96. In order to examine whether Australia's conduct leading to the conclusion of the Timor Gap Treaty was or was not wrongful, it is not necessary for the Court to determine the wrongfulness of Indonesia's control over East Timor. It is enough to test the Australian conduct against the duty Australia had and has to treat East Timor as a non-self-governing territory. While protecting its maritime rights and taking steps to preserve its natural resources, Australia had (in the circumstances) some obligations towards the Territory: it dealt not with the administering Power, but with Indonesia, a State which was not authorized by the United Nations to take over the administration of the Territory, and yet controlled it. Maritime and related interests of the Territory were also at stake, not only those of Australia. There is no question of equating the position of third States (one of them being Australia) to the responsibilities of States which, like Portugal, have been charged with the administration of a territory or territories under Chapter XI of the Charter. But the non-administrators also have some duties. Did Australia fulfil them? This question does not trigger the Monetary Gold rule; the Court is competent to answer it.

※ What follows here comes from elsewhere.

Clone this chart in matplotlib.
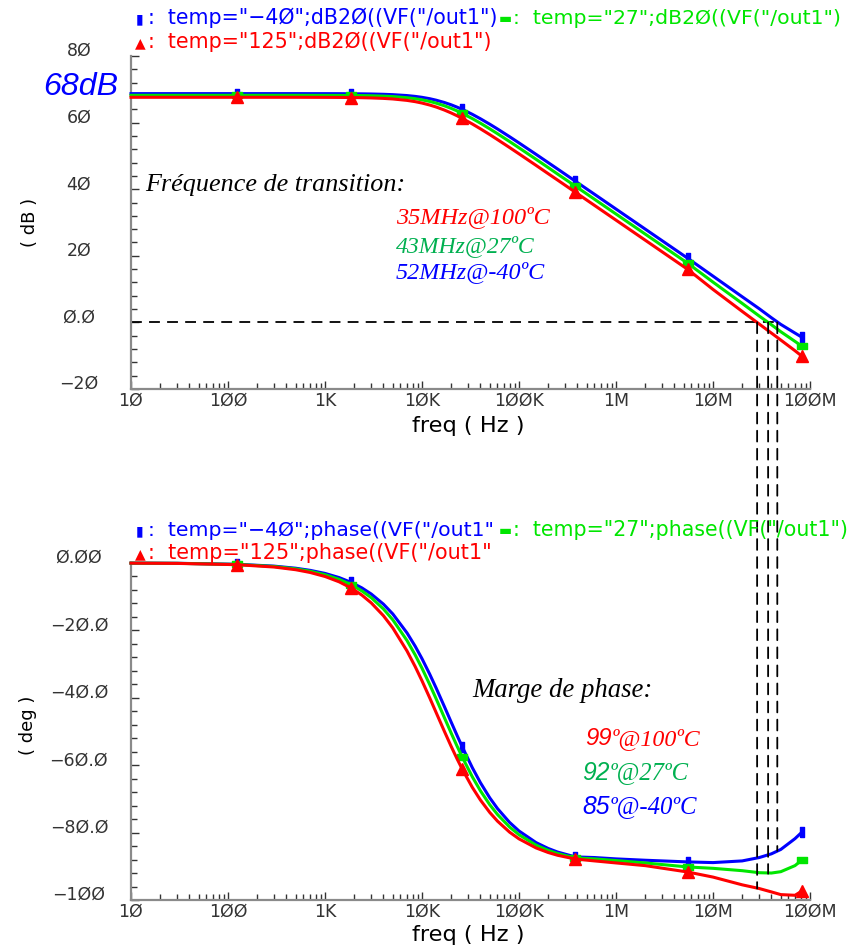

[p. 274 D.O. Skubiszewski] 159. The conduct of Australia, like that of any other Member State, can be assessed in the light of the United Nations resolutions. Such an assessment does not logically presuppose or require that the lawfulness of the behaviour of another country should first be examined. Member States have obligations towards the United Nations which in many instances are individual and do not depend on what another State has done or is doing. To that extent the Court has jurisdiction. Here no prerequisite is imperative. The principal judicial organ of the United Nations cannot desist from such assessment when the dispute submitted to the Court falls under Article 36, paragraph 2, of the Statute. On the other hand, in the present case, because of the non-participation of Indonesia, the Court has no jurisdiction to pass upon the conduct of Indonesia.

1Footnote omitted.
2Footnote omitted.
3The Memorial speaks of "une donnée" (a "given") of which "the Court will only need to take note". This "donnée" is constituted by the "affirmations" that "the people of East Timor enjoy the right of self-determination, that the Territory of East Timor is a non-self-governing Territory, and lastly, that Portugal is de jure the administering Power thereof" (para. 3.02).